_Job_
Return all lines where the word "standalone" can be found.

_Data entries_

====

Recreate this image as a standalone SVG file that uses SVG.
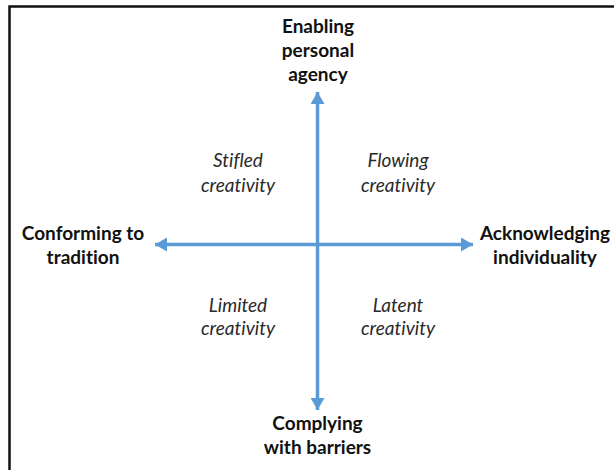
<svg xmlns="http://www.w3.org/2000/svg" width="614" height="470" viewBox="0 0 614 470">
  <style>
    text { font-variant-ligatures: none; font-feature-settings: "liga" 0, "dlig" 0; }
    .axis { stroke: #5B9BD5; stroke-width: 3.5; fill: none; }
    .pole { font-family: Lato, "Liberation Sans", sans-serif; font-weight: bold; font-size: 19px; fill: #111; text-anchor: middle; }
    .quad { font-family: Lato, "Liberation Sans", sans-serif; font-style: italic; font-size: 19px; fill: #2a2a2a; text-anchor: middle; }
  </style>
  <defs>
    <marker id="head" viewBox="0 0 12 14" refX="12" refY="7" markerWidth="12" markerHeight="14" markerUnits="userSpaceOnUse" orient="auto">
      <path d="M0,0 L12,7 L0,14 Z" fill="#5B9BD5"/>
    </marker>
  </defs>

  <!-- frame -->
  <path d="M9.5,470 L9.5,6.5 L614,6.5" fill="none" stroke="#111" stroke-width="2.5"/>

  <!-- axes -->
  <g id="connectors">
    <line class="axis" x1="317.5" y1="244.5" x2="317.5" y2="92" marker-end="url(#head)"/>
    <line class="axis" x1="317.5" y1="244.5" x2="317.5" y2="410" marker-end="url(#head)"/>
    <line class="axis" x1="317.5" y1="244.5" x2="155" y2="244.5" marker-end="url(#head)"/>
    <line class="axis" x1="317.5" y1="244.5" x2="473" y2="244.5" marker-end="url(#head)"/>
  </g>

  <!-- axis poles -->
  <g id="top-pole">
    <text class="pole" x="318" y="33">Enabling</text>
    <text class="pole" x="318" y="57">personal</text>
    <text class="pole" x="318" y="81">agency</text>
  </g>
  <g id="left-pole">
    <text class="pole" x="83" y="239.5">Conforming to</text>
    <text class="pole" x="83" y="263.5">tradition</text>
  </g>
  <g id="right-pole">
    <text class="pole" x="545" y="239.5">Acknowledging</text>
    <text class="pole" x="545" y="263.5">individuality</text>
  </g>
  <g id="bottom-pole">
    <text class="pole" x="317.5" y="429.5">Complying</text>
    <text class="pole" x="317.5" y="453.5">with barriers</text>
  </g>

  <!-- quadrants -->
  <g id="stifled">
    <text class="quad" x="238" y="167">Stifled</text>
    <text class="quad" x="238" y="191.5">creativity</text>
  </g>
  <g id="flowing">
    <text class="quad" x="398" y="167">Flowing</text>
    <text class="quad" x="398" y="191.5">creativity</text>
  </g>
  <g id="limited">
    <text class="quad" x="238" y="311.5">Limited</text>
    <text class="quad" x="238" y="335">creativity</text>
  </g>
  <g id="latent">
    <text class="quad" x="398" y="311.5">Latent</text>
    <text class="quad" x="398" y="335">creativity</text>
  </g>
</svg>
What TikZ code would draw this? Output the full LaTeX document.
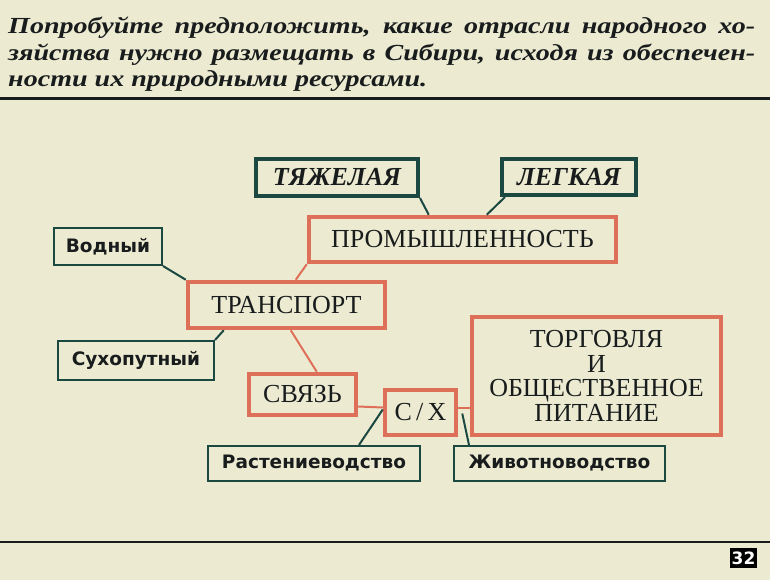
\documentclass[tikz,border=0pt]{standalone}
\usepackage{fontspec}
\setmainfont{Liberation Serif}
\newfontfamily\tagfont{DejaVu Sans}
\newfontfamily\askfont[FakeStretch=1.22]{Liberation Serif}
\usetikzlibrary{positioning}
\definecolor{paper}{RGB}{236,235,210}
\definecolor{salmon}{RGB}{222,112,90}
\definecolor{pine}{RGB}{28,72,66}
\definecolor{ink}{RGB}{25,28,28}

\tikzset{
  mainbox/.style={draw=salmon, line width=4.5pt, fill=paper, text=ink, inner sep=0pt,
    font=\fontsize{26}{24.5}\selectfont},
  kindbox/.style={draw=pine, line width=4pt, fill=paper, text=ink, inner sep=0pt,
    font=\bfseries\itshape\fontsize{26}{28}\selectfont},
  tagbox/.style={draw=pine, line width=2pt, fill=paper, text=ink, inner sep=0pt,
    font=\tagfont\bfseries\fontsize{18.5}{22}\selectfont},
  redlink/.style={draw=salmon, line width=2pt},
  greenlink/.style={draw=pine, line width=2pt},
  headline/.style={anchor=base west, inner sep=0pt, text=ink,
    font=\askfont\bfseries\itshape\fontsize{23}{26}\selectfont},
}

\begin{document}
\begin{tikzpicture}[x=1pt, y=-1pt]
    \fill[paper] (0,0) rectangle (770,580);
    \useasboundingbox (0,0) rectangle (770,580);

    % question
    \node[headline] (q1) at (8,34) {\makebox[747pt][s]{Попробуйте предположить, какие отрасли народного хо-}};
    \node[headline] (q2) at (8,61) {\makebox[747pt][s]{зяйства нужно размещать в Сибири, исходя из обеспечен-}};
    \node[headline] (q3) at (8,87) {ности их природными ресурсами.};
    \draw[ink, line width=3pt] (0,99) -- (770,99);
    \draw[ink, line width=2.5pt] (0,542) -- (770,542);

    % branches
    \node[kindbox, minimum width=162, minimum height=37] (heavy) at (337,177.5) {ТЯЖЕЛАЯ};
    \node[kindbox, minimum width=134, minimum height=36] (light) at (569,177) {ЛЕГКАЯ};
    \node[mainbox, minimum width=307, minimum height=45] (industry) at (462.5,239.5) {ПРОМЫШЛЕННОСТЬ};
    \node[tagbox, minimum width=108, minimum height=37] (water) at (108,246.5) {Водный};
    \node[mainbox, minimum width=197, minimum height=46] (transport) at (286.5,305) {ТРАНСПОРТ};
    \node[tagbox, minimum width=156, minimum height=39] (land) at (136,360.5) {Сухопутный};
    \node[mainbox, minimum width=107, minimum height=41] (comm) at (302.5,394.5) {СВЯЗЬ};
    \node[mainbox, minimum width=71, minimum height=45] (agri) at (420.5,412.5) {С\,/\,Х};
    \node[mainbox, minimum width=249, minimum height=118, align=center] (trade) at (596.5,376)
        {ТОРГОВЛЯ\\И\\ОБЩЕСТВЕННОЕ\\ПИТАНИЕ};
    \node[tagbox, minimum width=212, minimum height=35] (crops) at (314,463.5) {Растениеводство};
    \node[tagbox, minimum width=211, minimum height=35] (stock) at (559.5,463.5) {Животноводство};

    % links
    \draw[greenlink] (heavy.south east) -- ([xshift=122pt]industry.north west);
    \draw[greenlink] ([xshift=5pt]light.south west) -- ([xshift=180pt]industry.north west);
    \draw[greenlink] (water.south east) -- (transport.north west);
    \draw[redlink] ([xshift=110pt]transport.north west) -- (industry.south west);
    \draw[greenlink] (land.north east) -- ([xshift=38pt]transport.south west);
    \draw[redlink] ([xshift=105pt]transport.south west) -- ([xshift=70pt]comm.north west);
    \draw[redlink] ([yshift=-12pt]comm.east) -- ([yshift=5pt]agri.west);
    \draw[redlink] ([yshift=5pt]agri.east) -- ([yshift=5pt]agri.east -| trade.west);
    \draw[greenlink] ([xshift=152pt]crops.north west) -- ([yshift=3pt]agri.west);
    \draw[greenlink] ([xshift=4pt,yshift=-1pt]agri.east) -- ([xshift=16pt]stock.north west);

    % page number
    \node[fill=black, text=white, inner sep=0pt, minimum width=27, minimum height=20,
          font=\tagfont\bfseries\fontsize{17}{17}\selectfont] (page) at (743.5,558) {32};
\end{tikzpicture}
\end{document}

====

_Solution below_
Recreate this image as a standalone SVG file that uses SVG.
\documentclass[tikz,border=0pt]{standalone}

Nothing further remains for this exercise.